-- Given data start --

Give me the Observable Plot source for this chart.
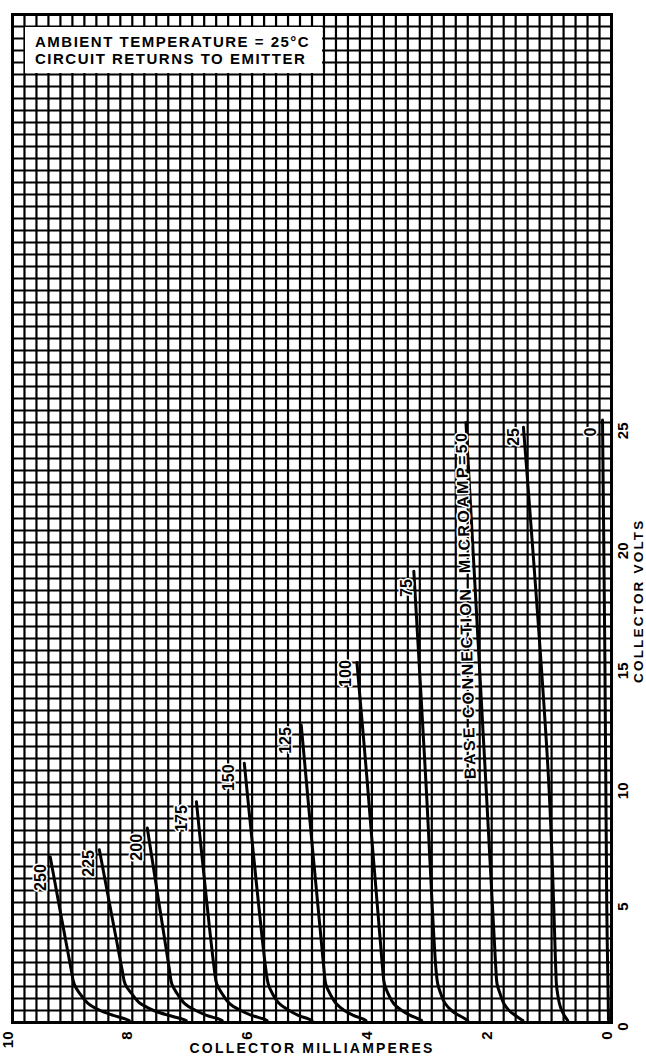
<!DOCTYPE html>
<html><head><meta charset="utf-8">
<script src="https://cdn.jsdelivr.net/npm/d3@7"></script>
<script src="https://cdn.jsdelivr.net/npm/@observablehq/plot@0.6"></script>
<style>
html,body{margin:0;padding:0;background:#fff;}
#wrap{position:relative;width:646px;height:1059px;overflow:hidden;}
#box{position:absolute;left:25px;top:27px;width:297px;height:46px;background:#fff;font-family:"Liberation Sans",Arial,sans-serif;font-weight:bold;font-size:15px;line-height:17px;letter-spacing:1.5px;color:#000;padding:6px 0 0 10px;box-sizing:border-box;white-space:nowrap;}
</style></head><body>
<div id="wrap"><div id="box">AMBIENT TEMPERATURE = 25°C<br>CIRCUIT RETURNS TO EMITTER</div></div>
<script>
// Base current of each curve (microamperes)
const baseMicroamps = [250, 225, 200, 175, 150, 125, 100, 75, 50, 25, 0];

// Each curve: collector volts (v...) and collector milliamperes (i...)
const v250 = [6.9, 2.2, 1.6, 1.2, 0.8, 0.5, 0.3, 0.15, 0.08];
const i250 = [9.37, 9.02, 8.97, 8.875, 8.74, 8.535, 8.32, 8.12, 8.05];
const v225 = [7.2, 2.2, 1.6, 1.2, 0.8, 0.5, 0.3, 0.15, 0.08];
const i225 = [8.55, 8.17, 8.12, 8.01, 7.87, 7.64, 7.40, 7.17, 7.10];
const v200 = [8.1, 2.2, 1.6, 1.2, 0.8, 0.5, 0.3, 0.15, 0.08];
const i200 = [7.75, 7.38, 7.34, 7.25, 7.13, 6.94, 6.76, 6.56, 6.50];
const v175 = [9.2, 2.2, 1.6, 1.2, 0.8, 0.5, 0.3, 0.15, 0.08];
const i175 = [6.93, 6.63, 6.59, 6.50, 6.38, 6.19, 6.01, 5.81, 5.75];
const v150 = [10.8, 2.2, 1.6, 1.2, 0.8, 0.5, 0.3, 0.15, 0.08];
const i150 = [6.13, 5.77, 5.73, 5.66, 5.55, 5.38, 5.23, 5.06, 5.00];
const v125 = [12.4, 2.2, 1.6, 1.2, 0.8, 0.5, 0.3, 0.15, 0.08];
const i125 = [5.18, 4.80, 4.77, 4.70, 4.60, 4.46, 4.31, 4.15, 4.10];
const v100 = [15.0, 10.1, 2.2, 1.6, 1.2, 0.8, 0.5, 0.3, 0.15, 0.08];
const i100 = [4.25, 4.08, 3.82, 3.79, 3.73, 3.64, 3.50, 3.36, 3.22, 3.17];
const v75 = [18.8, 10.1, 2.2, 1.6, 1.2, 0.8, 0.5, 0.3, 0.15, 0.08];
const i75 = [3.30, 3.10, 2.93, 2.90, 2.85, 2.78, 2.67, 2.55, 2.44, 2.40];
const v50 = [25.0, 10.1, 2.2, 1.6, 1.2, 0.8, 0.5, 0.3, 0.15, 0.08];
const i50 = [2.43, 2.10, 1.93, 1.91, 1.86, 1.80, 1.71, 1.61, 1.52, 1.48];
const v25 = [24.8, 10.1, 2.2, 1.6, 1.2, 0.8, 0.5, 0.3, 0.15, 0.08];
const i25 = [1.47, 1.05, 0.93, 0.92, 0.90, 0.87, 0.83, 0.79, 0.75, 0.73];
const v0 = [25.1, 15.0, 5.0, 0.1];
const i0 = [0.15, 0.11, 0.08, 0.05];

// Curve labels
const labelTexts = ["250", "225", "200", "175", "150", "125", "100", "75", "25", "0"];
const labelMA = [9.52, 8.72, 7.93, 7.17, 6.38, 5.43, 4.43, 3.42, 1.63, 0.35];
const labelVolts = [6.04, 6.63, 7.3, 8.5, 10.2, 11.75, 14.54, 18.1, 24.4, 24.6];
const baseLabel = "BASE CONNECTION  MICROAMP=50";
const baseLabelMA = 2.43;
const baseLabelVolts = 17.4;

// Axes
const mATicks = [10, 8, 6, 4, 2, 0];
const voltTicks = [0, 5, 10, 15, 20, 25];
const mADomain = [10, 0];
const voltDomain = [0, 42];
const mAGrid = d3.range(0, 51).map(k => k / 5);
const voltGrid = d3.range(0, 85).map(k => k / 2);

const seriesV = [v250, v225, v200, v175, v150, v125, v100, v75, v50, v25, v0];
const seriesI = [i250, i225, i200, i175, i150, i125, i100, i75, i50, i25, i0];
const rows = baseMicroamps.flatMap((ua, s) => seriesV[s].map((v, k) => ({ua, v, i: seriesI[s][k]})));
const labels = labelTexts.map((t, k) => ({t, i: labelMA[k], v: labelVolts[k]}));

const font = "'Liberation Sans', Arial, sans-serif";
const chart = Plot.plot({
  width: 646,
  height: 1059,
  marginTop: 14,
  marginBottom: 37,
  marginLeft: 12,
  marginRight: 35,
  x: {domain: mADomain, axis: null},
  y: {domain: voltDomain, axis: null},
  style: {fontFamily: font, background: "white", color: "black"},
  marks: [
    Plot.ruleX(mAGrid, {stroke: "black", strokeWidth: 2.2}),
    Plot.ruleY(voltGrid, {stroke: "black", strokeWidth: 2.2}),
    Plot.frame({stroke: "black", strokeWidth: 3}),
    Plot.line(rows, {x: "i", y: "v", z: "ua", stroke: "black", strokeWidth: 3, curve: "catmull-rom"}),
    Plot.text(labels, {x: "i", y: "v", text: "t", rotate: -90, fontSize: 16, fontWeight: "bold", fill: "black", stroke: "white", strokeWidth: 3, paintOrder: "stroke"}),
    Plot.text([baseLabel], {x: () => baseLabelMA, y: () => baseLabelVolts, text: d => d, rotate: -91.5, fontSize: 16, fontWeight: "bold", fill: "black", stroke: "white", strokeWidth: 3, paintOrder: "stroke"}),
    Plot.text(mATicks, {x: d => d, frameAnchor: "bottom", dy: 9, rotate: -90, textAnchor: "end", text: d => String(d), fontSize: 15, fontWeight: "bold"}),
    Plot.text(voltTicks, {y: d => d, frameAnchor: "right", dx: 12, rotate: -90, text: d => String(d), fontSize: 15, fontWeight: "bold"}),
    Plot.text(["COLLECTOR MILLIAMPERES"], {frameAnchor: "bottom", dy: 30, text: d => d, fontSize: 14, fontWeight: "bold"}),
    Plot.text(["COLLECTOR VOLTS"], {frameAnchor: "right", dx: 27, rotate: -90, text: d => d, fontSize: 13.5, fontWeight: "bold"})
  ]
});
const sel = d3.select(chart).selectAll("text");
sel.filter(function() { return this.textContent === "COLLECTOR MILLIAMPERES"; }).style("letter-spacing", "2.2px");
sel.filter(function() { return this.textContent === "COLLECTOR VOLTS"; }).style("letter-spacing", "2.2px");
sel.filter(function() { return this.textContent === baseLabel; }).style("letter-spacing", "2.4px").style("white-space", "pre");
document.getElementById("wrap").prepend(chart);
</script>
</body></html>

-- Given data end --

▶ [What you need to do] From the first line of the material down to the line containing "50, 25, 0];", inclusive, return each line exactly, skipping any picture.

▶ [Exercise response]
Give me the Observable Plot source for this chart.
<!DOCTYPE html>
<html><head><meta charset="utf-8">
<script src="https://cdn.jsdelivr.net/npm/d3@7"></script>
<script src="https://cdn.jsdelivr.net/npm/@observablehq/plot@0.6"></script>
<style>
html,body{margin:0;padding:0;background:#fff;}
#wrap{position:relative;width:646px;height:1059px;overflow:hidden;}
#box{position:absolute;left:25px;top:27px;width:297px;height:46px;background:#fff;font-family:"Liberation Sans",Arial,sans-serif;font-weight:bold;font-size:15px;line-height:17px;letter-spacing:1.5px;color:#000;padding:6px 0 0 10px;box-sizing:border-box;white-space:nowrap;}
</style></head><body>
<div id="wrap"><div id="box">AMBIENT TEMPERATURE = 25°C<br>CIRCUIT RETURNS TO EMITTER</div></div>
<script>
// Base current of each curve (microamperes)
const baseMicroamps = [250, 225, 200, 175, 150, 125, 100, 75, 50, 25, 0];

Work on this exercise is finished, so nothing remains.